■ **Supplied material**:

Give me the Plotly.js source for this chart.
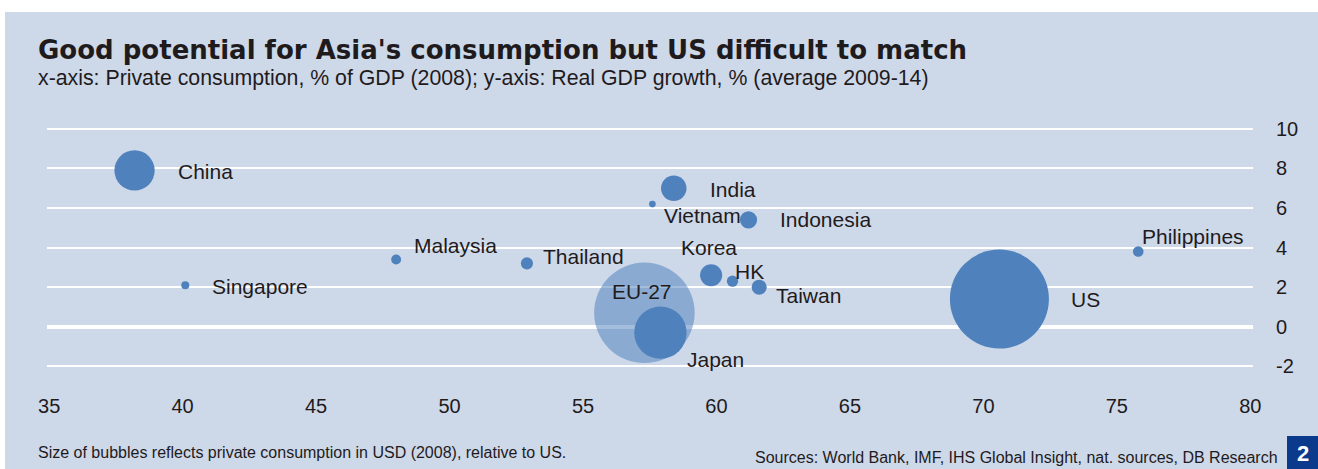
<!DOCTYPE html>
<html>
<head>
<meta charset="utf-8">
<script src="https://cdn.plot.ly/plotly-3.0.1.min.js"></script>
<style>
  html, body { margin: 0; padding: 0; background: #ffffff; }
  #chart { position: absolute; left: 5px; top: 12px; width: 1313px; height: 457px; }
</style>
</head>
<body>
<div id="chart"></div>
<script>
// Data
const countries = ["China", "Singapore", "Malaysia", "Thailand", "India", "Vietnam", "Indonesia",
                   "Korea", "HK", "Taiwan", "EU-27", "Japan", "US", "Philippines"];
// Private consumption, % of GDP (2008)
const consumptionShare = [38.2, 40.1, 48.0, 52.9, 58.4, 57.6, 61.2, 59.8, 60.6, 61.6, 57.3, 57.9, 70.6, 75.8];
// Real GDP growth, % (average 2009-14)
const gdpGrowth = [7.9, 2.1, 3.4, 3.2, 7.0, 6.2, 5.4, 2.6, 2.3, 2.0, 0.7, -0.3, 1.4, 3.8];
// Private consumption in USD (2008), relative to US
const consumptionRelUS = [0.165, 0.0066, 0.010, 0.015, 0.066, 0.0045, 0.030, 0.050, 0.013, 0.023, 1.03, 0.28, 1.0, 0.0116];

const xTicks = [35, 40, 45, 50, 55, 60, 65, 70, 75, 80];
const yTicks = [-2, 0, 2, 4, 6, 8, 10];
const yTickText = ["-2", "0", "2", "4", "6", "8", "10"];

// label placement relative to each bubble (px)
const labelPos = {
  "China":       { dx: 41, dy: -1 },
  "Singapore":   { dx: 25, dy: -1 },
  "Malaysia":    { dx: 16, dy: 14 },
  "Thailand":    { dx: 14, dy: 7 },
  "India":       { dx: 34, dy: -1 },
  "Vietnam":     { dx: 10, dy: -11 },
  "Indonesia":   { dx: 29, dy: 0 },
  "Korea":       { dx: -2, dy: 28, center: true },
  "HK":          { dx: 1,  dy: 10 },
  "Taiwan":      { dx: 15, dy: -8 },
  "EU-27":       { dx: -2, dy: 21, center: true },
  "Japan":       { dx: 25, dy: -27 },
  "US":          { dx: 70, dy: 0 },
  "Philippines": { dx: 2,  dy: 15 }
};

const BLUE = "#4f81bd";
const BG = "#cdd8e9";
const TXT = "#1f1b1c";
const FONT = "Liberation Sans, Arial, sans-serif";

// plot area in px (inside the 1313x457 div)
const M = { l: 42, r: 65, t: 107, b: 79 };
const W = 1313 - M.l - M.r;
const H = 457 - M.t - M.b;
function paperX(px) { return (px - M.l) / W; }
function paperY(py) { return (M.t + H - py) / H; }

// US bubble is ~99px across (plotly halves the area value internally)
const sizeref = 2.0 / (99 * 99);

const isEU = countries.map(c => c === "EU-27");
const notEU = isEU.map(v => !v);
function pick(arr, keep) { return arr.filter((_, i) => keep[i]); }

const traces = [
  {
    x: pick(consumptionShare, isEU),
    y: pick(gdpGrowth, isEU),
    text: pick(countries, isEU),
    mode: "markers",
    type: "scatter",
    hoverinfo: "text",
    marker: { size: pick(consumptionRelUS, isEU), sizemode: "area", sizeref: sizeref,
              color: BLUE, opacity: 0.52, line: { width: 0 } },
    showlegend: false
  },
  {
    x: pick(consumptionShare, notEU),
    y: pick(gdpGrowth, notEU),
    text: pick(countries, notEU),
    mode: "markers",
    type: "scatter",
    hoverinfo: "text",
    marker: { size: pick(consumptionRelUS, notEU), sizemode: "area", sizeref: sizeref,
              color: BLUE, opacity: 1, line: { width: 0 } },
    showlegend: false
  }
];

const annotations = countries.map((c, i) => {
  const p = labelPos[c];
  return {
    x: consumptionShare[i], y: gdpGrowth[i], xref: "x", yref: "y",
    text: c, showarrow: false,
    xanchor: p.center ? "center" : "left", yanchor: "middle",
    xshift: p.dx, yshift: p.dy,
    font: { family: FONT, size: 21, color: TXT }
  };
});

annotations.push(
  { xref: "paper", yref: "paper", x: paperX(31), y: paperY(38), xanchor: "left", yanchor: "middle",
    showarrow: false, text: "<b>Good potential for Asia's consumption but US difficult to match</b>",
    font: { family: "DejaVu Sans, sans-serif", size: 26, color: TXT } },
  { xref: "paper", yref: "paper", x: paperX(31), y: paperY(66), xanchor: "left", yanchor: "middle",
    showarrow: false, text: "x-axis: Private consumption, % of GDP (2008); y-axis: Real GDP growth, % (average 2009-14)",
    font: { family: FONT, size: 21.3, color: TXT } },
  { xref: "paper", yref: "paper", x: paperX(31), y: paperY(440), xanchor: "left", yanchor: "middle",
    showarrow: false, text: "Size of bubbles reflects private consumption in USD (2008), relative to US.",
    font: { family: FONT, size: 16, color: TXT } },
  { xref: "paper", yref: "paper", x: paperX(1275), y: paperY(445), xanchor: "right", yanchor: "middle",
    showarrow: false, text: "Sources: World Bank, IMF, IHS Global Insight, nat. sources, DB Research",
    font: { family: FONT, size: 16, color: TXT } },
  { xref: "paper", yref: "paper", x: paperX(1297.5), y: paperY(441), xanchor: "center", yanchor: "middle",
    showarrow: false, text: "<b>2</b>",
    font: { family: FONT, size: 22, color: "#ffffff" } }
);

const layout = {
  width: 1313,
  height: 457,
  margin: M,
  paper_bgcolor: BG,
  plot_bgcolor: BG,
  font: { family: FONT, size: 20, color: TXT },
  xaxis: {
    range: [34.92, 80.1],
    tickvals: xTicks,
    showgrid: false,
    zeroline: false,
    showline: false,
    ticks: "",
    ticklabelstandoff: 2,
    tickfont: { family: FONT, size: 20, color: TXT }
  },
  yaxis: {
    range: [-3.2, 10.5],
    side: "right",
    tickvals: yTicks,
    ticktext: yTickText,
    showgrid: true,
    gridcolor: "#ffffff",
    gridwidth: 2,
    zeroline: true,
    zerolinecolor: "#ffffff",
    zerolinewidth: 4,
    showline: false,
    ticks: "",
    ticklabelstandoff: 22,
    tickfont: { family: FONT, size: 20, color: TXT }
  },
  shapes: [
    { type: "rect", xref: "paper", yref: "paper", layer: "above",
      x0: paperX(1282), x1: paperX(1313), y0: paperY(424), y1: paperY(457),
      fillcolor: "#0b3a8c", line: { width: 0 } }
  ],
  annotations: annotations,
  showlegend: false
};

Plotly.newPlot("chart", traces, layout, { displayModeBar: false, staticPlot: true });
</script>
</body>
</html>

■ **Exercise aim**:
Your task is to repeat the data above exactly while excluding the pictures.

■ **The answer**:
Give me the Plotly.js source for this chart.
<!DOCTYPE html>
<html>
<head>
<meta charset="utf-8">
<script src="https://cdn.plot.ly/plotly-3.0.1.min.js"></script>
<style>
  html, body { margin: 0; padding: 0; background: #ffffff; }
  #chart { position: absolute; left: 5px; top: 12px; width: 1313px; height: 457px; }
</style>
</head>
<body>
<div id="chart"></div>
<script>
// Data
const countries = ["China", "Singapore", "Malaysia", "Thailand", "India", "Vietnam", "Indonesia",
                   "Korea", "HK", "Taiwan", "EU-27", "Japan", "US", "Philippines"];
// Private consumption, % of GDP (2008)
const consumptionShare = [38.2, 40.1, 48.0, 52.9, 58.4, 57.6, 61.2, 59.8, 60.6, 61.6, 57.3, 57.9, 70.6, 75.8];
// Real GDP growth, % (average 2009-14)
const gdpGrowth = [7.9, 2.1, 3.4, 3.2, 7.0, 6.2, 5.4, 2.6, 2.3, 2.0, 0.7, -0.3, 1.4, 3.8];
// Private consumption in USD (2008), relative to US
const consumptionRelUS = [0.165, 0.0066, 0.010, 0.015, 0.066, 0.0045, 0.030, 0.050, 0.013, 0.023, 1.03, 0.28, 1.0, 0.0116];

const xTicks = [35, 40, 45, 50, 55, 60, 65, 70, 75, 80];
const yTicks = [-2, 0, 2, 4, 6, 8, 10];
const yTickText = ["-2", "0", "2", "4", "6", "8", "10"];

// label placement relative to each bubble (px)
const labelPos = {
  "China":       { dx: 41, dy: -1 },
  "Singapore":   { dx: 25, dy: -1 },
  "Malaysia":    { dx: 16, dy: 14 },
  "Thailand":    { dx: 14, dy: 7 },
  "India":       { dx: 34, dy: -1 },
  "Vietnam":     { dx: 10, dy: -11 },
  "Indonesia":   { dx: 29, dy: 0 },
  "Korea":       { dx: -2, dy: 28, center: true },
  "HK":          { dx: 1,  dy: 10 },
  "Taiwan":      { dx: 15, dy: -8 },
  "EU-27":       { dx: -2, dy: 21, center: true },
  "Japan":       { dx: 25, dy: -27 },
  "US":          { dx: 70, dy: 0 },
  "Philippines": { dx: 2,  dy: 15 }
};

const BLUE = "#4f81bd";
const BG = "#cdd8e9";
const TXT = "#1f1b1c";
const FONT = "Liberation Sans, Arial, sans-serif";

// plot area in px (inside the 1313x457 div)
const M = { l: 42, r: 65, t: 107, b: 79 };
const W = 1313 - M.l - M.r;
const H = 457 - M.t - M.b;
function paperX(px) { return (px - M.l) / W; }
function paperY(py) { return (M.t + H - py) / H; }

// US bubble is ~99px across (plotly halves the area value internally)
const sizeref = 2.0 / (99 * 99);

const isEU = countries.map(c => c === "EU-27");
const notEU = isEU.map(v => !v);
function pick(arr, keep) { return arr.filter((_, i) => keep[i]); }

const traces = [
  {
    x: pick(consumptionShare, isEU),
    y: pick(gdpGrowth, isEU),
    text: pick(countries, isEU),
    mode: "markers",
    type: "scatter",
    hoverinfo: "text",
    marker: { size: pick(consumptionRelUS, isEU), sizemode: "area", sizeref: sizeref,
              color: BLUE, opacity: 0.52, line: { width: 0 } },
    showlegend: false
  },
  {
    x: pick(consumptionShare, notEU),
    y: pick(gdpGrowth, notEU),
    text: pick(countries, notEU),
    mode: "markers",
    type: "scatter",
    hoverinfo: "text",
    marker: { size: pick(consumptionRelUS, notEU), sizemode: "area", sizeref: sizeref,
              color: BLUE, opacity: 1, line: { width: 0 } },
    showlegend: false
  }
];

const annotations = countries.map((c, i) => {
  const p = labelPos[c];
  return {
    x: consumptionShare[i], y: gdpGrowth[i], xref: "x", yref: "y",
    text: c, showarrow: false,
    xanchor: p.center ? "center" : "left", yanchor: "middle",
    xshift: p.dx, yshift: p.dy,
    font: { family: FONT, size: 21, color: TXT }
  };
});

annotations.push(
  { xref: "paper", yref: "paper", x: paperX(31), y: paperY(38), xanchor: "left", yanchor: "middle",
    showarrow: false, text: "<b>Good potential for Asia's consumption but US difficult to match</b>",
    font: { family: "DejaVu Sans, sans-serif", size: 26, color: TXT } },
  { xref: "paper", yref: "paper", x: paperX(31), y: paperY(66), xanchor: "left", yanchor: "middle",
    showarrow: false, text: "x-axis: Private consumption, % of GDP (2008); y-axis: Real GDP growth, % (average 2009-14)",
    font: { family: FONT, size: 21.3, color: TXT } },
  { xref: "paper", yref: "paper", x: paperX(31), y: paperY(440), xanchor: "left", yanchor: "middle",
    showarrow: false, text: "Size of bubbles reflects private consumption in USD (2008), relative to US.",
    font: { family: FONT, size: 16, color: TXT } },
  { xref: "paper", yref: "paper", x: paperX(1275), y: paperY(445), xanchor: "right", yanchor: "middle",
    showarrow: false, text: "Sources: World Bank, IMF, IHS Global Insight, nat. sources, DB Research",
    font: { family: FONT, size: 16, color: TXT } },
  { xref: "paper", yref: "paper", x: paperX(1297.5), y: paperY(441), xanchor: "center", yanchor: "middle",
    showarrow: false, text: "<b>2</b>",
    font: { family: FONT, size: 22, color: "#ffffff" } }
);

const layout = {
  width: 1313,
  height: 457,
  margin: M,
  paper_bgcolor: BG,
  plot_bgcolor: BG,
  font: { family: FONT, size: 20, color: TXT },
  xaxis: {
    range: [34.92, 80.1],
    tickvals: xTicks,
    showgrid: false,
    zeroline: false,
    showline: false,
    ticks: "",
    ticklabelstandoff: 2,
    tickfont: { family: FONT, size: 20, color: TXT }
  },
  yaxis: {
    range: [-3.2, 10.5],
    side: "right",
    tickvals: yTicks,
    ticktext: yTickText,
    showgrid: true,
    gridcolor: "#ffffff",
    gridwidth: 2,
    zeroline: true,
    zerolinecolor: "#ffffff",
    zerolinewidth: 4,
    showline: false,
    ticks: "",
    ticklabelstandoff: 22,
    tickfont: { family: FONT, size: 20, color: TXT }
  },
  shapes: [
    { type: "rect", xref: "paper", yref: "paper", layer: "above",
      x0: paperX(1282), x1: paperX(1313), y0: paperY(424), y1: paperY(457),
      fillcolor: "#0b3a8c", line: { width: 0 } }
  ],
  annotations: annotations,
  showlegend: false
};

Plotly.newPlot("chart", traces, layout, { displayModeBar: false, staticPlot: true });
</script>
</body>
</html>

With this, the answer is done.